EXERCISE »
Reproduce exactly the run of lines from the one containing "Generate a Python" through the one containing "from matplotlib.patches import Patch". Pictures do not belong in the copy.

SOURCE RECORDS »
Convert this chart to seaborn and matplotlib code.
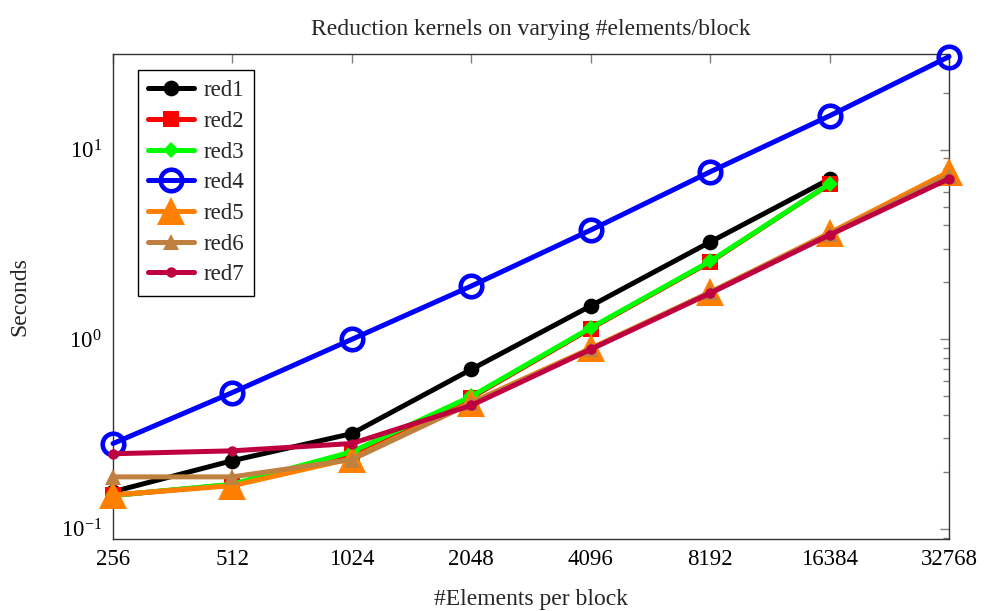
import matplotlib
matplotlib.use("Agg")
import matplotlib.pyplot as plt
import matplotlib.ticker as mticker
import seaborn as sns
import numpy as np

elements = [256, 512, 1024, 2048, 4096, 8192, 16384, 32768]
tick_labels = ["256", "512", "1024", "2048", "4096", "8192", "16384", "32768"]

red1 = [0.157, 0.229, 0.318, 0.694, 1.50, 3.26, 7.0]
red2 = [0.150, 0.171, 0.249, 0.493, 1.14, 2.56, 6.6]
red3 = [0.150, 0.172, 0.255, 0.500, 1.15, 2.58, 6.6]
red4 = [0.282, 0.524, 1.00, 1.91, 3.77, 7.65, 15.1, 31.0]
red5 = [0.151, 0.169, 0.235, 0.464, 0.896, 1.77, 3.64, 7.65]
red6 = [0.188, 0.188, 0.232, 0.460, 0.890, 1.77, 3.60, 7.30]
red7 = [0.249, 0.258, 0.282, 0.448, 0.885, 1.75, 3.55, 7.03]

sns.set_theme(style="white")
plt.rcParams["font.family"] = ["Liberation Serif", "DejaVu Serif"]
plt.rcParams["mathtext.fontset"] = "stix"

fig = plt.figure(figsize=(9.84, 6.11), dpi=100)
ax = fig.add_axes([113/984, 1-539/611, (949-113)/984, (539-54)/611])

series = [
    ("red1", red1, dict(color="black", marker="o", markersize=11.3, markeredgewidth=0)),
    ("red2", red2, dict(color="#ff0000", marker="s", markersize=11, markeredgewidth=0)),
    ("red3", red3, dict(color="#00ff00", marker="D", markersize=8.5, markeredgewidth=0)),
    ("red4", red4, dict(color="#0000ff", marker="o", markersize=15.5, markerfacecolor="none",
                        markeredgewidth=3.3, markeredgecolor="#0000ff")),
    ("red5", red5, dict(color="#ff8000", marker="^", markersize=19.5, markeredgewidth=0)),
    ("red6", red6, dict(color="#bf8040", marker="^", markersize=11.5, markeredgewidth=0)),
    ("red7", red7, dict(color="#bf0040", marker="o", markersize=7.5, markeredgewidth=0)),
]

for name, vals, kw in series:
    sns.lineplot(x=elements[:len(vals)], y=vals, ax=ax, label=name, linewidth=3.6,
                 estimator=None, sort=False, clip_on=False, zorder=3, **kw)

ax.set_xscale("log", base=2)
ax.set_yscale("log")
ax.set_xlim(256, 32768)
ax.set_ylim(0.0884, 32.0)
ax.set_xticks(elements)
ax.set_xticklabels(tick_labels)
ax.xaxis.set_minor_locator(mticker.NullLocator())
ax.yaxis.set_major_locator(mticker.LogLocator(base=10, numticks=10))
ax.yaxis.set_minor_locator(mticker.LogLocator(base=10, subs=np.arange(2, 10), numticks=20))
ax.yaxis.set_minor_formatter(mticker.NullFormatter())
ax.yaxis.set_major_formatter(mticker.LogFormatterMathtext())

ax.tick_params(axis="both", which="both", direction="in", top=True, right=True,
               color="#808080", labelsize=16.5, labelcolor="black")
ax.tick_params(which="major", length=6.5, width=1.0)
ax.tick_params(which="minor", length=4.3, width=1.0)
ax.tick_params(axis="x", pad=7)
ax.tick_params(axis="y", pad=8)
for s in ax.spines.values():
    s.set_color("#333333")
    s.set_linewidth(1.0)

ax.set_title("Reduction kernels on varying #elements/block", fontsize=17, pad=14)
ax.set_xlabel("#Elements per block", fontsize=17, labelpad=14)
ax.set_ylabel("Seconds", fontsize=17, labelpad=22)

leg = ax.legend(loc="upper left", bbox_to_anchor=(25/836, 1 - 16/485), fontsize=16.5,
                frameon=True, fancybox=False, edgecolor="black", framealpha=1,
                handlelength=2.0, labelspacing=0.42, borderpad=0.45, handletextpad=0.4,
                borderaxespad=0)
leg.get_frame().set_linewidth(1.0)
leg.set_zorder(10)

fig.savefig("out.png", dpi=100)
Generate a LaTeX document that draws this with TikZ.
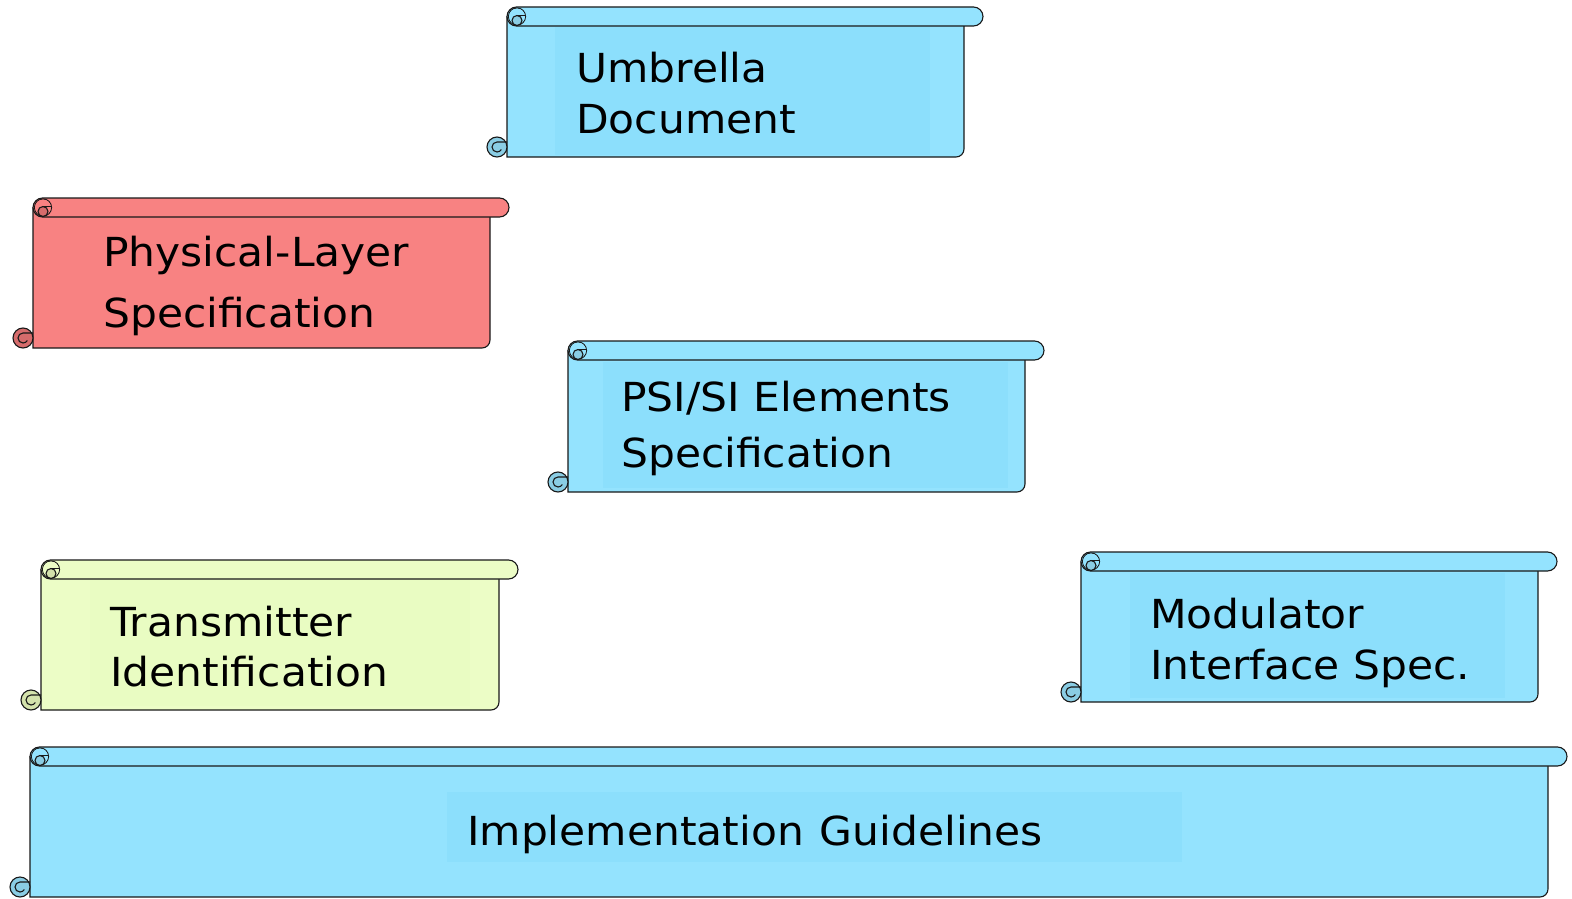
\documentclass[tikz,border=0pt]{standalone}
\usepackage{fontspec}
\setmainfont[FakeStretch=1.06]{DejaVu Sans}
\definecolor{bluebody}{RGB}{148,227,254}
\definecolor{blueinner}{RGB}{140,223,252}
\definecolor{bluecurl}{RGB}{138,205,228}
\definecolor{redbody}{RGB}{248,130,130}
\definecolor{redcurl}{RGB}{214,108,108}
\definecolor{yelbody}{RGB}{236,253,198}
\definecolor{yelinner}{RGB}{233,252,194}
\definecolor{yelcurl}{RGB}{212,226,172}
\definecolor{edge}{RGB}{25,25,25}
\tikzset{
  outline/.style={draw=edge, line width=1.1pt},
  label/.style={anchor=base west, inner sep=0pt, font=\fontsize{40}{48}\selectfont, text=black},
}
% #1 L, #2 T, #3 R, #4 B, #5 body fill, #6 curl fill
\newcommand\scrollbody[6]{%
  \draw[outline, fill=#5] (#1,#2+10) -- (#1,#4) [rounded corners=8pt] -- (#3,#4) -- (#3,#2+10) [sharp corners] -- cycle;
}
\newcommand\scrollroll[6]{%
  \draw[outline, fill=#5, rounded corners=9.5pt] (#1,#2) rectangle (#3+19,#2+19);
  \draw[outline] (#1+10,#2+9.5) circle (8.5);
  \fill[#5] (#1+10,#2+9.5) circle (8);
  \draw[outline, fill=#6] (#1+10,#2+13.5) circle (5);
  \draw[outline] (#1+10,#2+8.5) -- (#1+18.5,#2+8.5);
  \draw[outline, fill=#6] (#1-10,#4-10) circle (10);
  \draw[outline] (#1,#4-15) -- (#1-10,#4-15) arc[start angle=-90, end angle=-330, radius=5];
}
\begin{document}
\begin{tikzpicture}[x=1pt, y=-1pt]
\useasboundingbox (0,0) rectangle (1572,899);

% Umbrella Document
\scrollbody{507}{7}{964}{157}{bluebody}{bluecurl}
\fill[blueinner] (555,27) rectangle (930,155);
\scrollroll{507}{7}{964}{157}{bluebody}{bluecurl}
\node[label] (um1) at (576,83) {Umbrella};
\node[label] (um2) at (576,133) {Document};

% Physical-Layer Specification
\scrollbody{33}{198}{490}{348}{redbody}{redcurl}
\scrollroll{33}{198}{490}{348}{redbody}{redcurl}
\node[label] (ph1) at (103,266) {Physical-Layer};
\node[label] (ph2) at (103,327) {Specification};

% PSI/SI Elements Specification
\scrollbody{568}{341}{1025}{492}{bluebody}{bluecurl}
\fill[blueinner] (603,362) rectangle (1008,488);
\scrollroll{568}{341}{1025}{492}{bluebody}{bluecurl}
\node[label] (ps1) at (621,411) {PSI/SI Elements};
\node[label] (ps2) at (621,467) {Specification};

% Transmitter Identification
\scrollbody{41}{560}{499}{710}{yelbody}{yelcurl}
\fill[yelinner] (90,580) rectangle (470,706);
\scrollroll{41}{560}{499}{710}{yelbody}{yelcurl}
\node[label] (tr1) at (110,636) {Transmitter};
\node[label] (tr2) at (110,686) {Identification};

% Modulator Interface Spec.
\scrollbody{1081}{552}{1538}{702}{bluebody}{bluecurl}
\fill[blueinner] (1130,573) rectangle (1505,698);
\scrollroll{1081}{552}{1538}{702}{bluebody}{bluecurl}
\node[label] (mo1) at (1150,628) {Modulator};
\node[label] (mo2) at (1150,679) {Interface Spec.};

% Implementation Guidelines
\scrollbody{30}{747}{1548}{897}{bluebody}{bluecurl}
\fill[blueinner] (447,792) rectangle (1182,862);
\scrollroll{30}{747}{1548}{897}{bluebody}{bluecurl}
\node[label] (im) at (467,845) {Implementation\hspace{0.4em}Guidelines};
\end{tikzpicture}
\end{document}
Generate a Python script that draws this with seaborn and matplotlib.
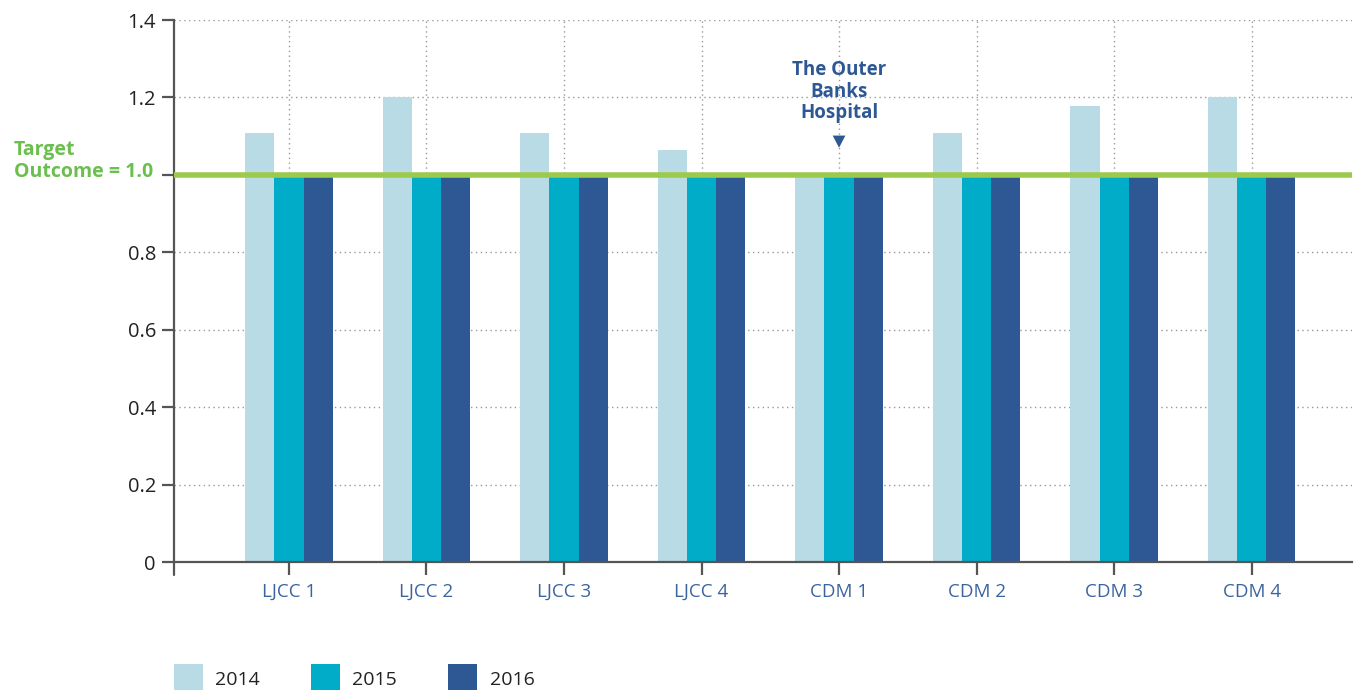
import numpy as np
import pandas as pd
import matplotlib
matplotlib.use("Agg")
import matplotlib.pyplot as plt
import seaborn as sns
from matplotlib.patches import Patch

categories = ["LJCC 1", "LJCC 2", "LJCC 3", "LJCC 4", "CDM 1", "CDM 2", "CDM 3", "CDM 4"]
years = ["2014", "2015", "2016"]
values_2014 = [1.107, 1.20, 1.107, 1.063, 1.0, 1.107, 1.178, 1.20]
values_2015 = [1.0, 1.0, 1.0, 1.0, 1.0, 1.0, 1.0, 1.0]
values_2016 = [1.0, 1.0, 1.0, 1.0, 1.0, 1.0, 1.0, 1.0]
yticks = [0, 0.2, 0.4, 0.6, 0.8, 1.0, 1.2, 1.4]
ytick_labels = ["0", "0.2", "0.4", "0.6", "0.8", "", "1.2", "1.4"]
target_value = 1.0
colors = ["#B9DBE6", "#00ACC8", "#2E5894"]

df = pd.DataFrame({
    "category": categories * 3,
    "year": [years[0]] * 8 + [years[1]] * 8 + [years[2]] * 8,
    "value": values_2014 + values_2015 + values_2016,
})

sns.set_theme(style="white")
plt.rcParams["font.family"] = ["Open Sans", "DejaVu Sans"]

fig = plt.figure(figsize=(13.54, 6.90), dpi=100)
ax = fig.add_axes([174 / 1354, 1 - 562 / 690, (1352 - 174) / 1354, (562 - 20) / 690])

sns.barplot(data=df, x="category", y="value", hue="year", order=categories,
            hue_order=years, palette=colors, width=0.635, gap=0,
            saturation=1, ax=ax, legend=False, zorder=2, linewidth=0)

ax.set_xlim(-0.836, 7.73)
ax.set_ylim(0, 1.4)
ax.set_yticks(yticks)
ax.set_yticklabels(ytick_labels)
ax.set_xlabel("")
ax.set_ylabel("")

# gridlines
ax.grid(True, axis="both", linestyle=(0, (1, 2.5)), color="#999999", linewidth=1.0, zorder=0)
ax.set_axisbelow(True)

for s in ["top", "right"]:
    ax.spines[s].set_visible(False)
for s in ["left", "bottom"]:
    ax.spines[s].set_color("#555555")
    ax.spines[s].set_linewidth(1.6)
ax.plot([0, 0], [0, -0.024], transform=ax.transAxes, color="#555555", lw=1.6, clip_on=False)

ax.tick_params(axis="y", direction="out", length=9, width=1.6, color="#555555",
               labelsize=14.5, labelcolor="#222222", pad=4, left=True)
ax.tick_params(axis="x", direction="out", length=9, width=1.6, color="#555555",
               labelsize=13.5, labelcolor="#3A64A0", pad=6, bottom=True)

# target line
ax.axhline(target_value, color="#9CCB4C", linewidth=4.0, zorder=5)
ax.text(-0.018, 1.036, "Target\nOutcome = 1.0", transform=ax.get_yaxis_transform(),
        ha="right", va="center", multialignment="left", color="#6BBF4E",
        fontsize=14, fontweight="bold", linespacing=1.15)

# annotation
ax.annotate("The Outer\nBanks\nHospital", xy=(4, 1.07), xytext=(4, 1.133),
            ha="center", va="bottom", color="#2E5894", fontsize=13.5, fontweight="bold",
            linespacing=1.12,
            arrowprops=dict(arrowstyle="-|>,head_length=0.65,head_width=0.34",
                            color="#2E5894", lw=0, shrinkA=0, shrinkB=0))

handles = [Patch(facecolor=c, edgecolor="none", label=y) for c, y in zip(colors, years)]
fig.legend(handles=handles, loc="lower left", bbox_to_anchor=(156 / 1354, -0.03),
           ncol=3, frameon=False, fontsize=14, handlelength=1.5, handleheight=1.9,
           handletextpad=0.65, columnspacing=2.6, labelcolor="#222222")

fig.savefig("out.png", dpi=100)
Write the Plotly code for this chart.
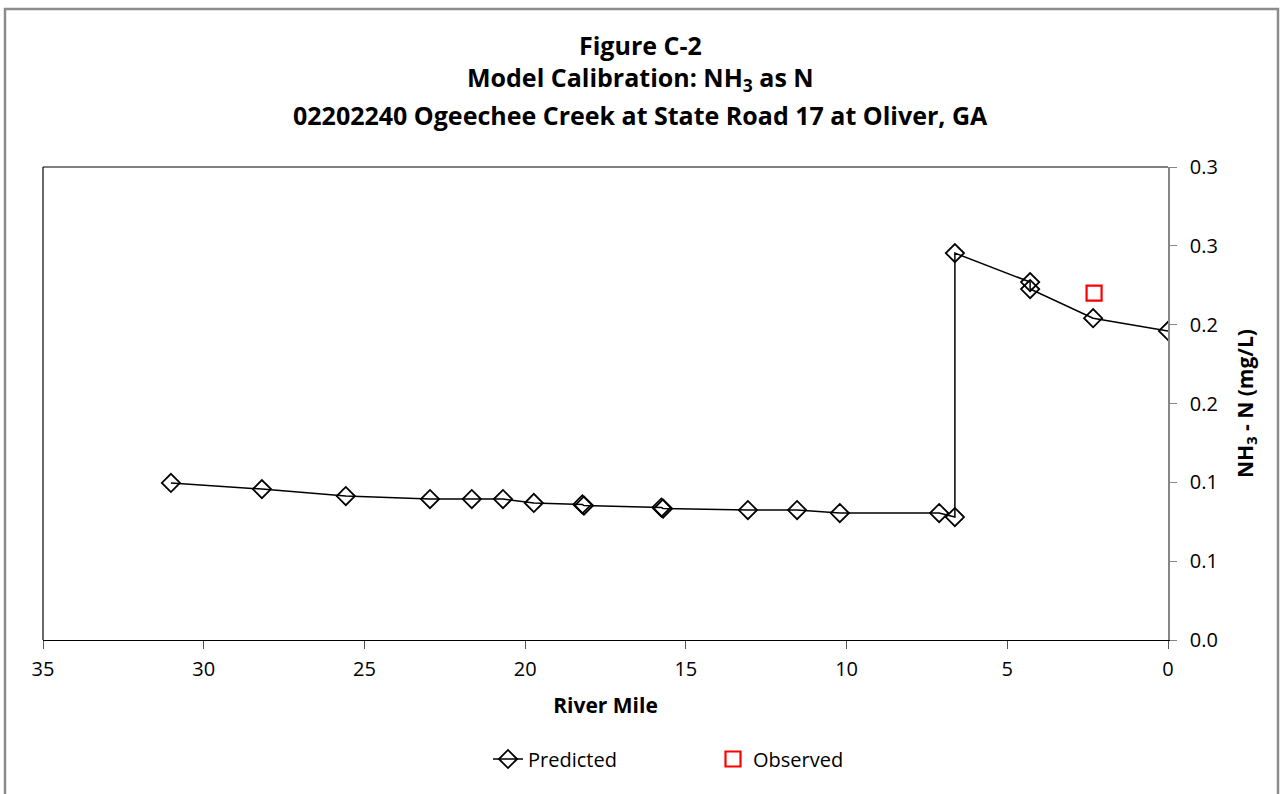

OUTPUT OF THE EXERCISE »
Generate a Python script that draws this with seaborn and matplotlib.
import numpy as np
import pandas as pd
import matplotlib
matplotlib.use("Agg")
import matplotlib.pyplot as plt
import seaborn as sns
from matplotlib.patches import Patch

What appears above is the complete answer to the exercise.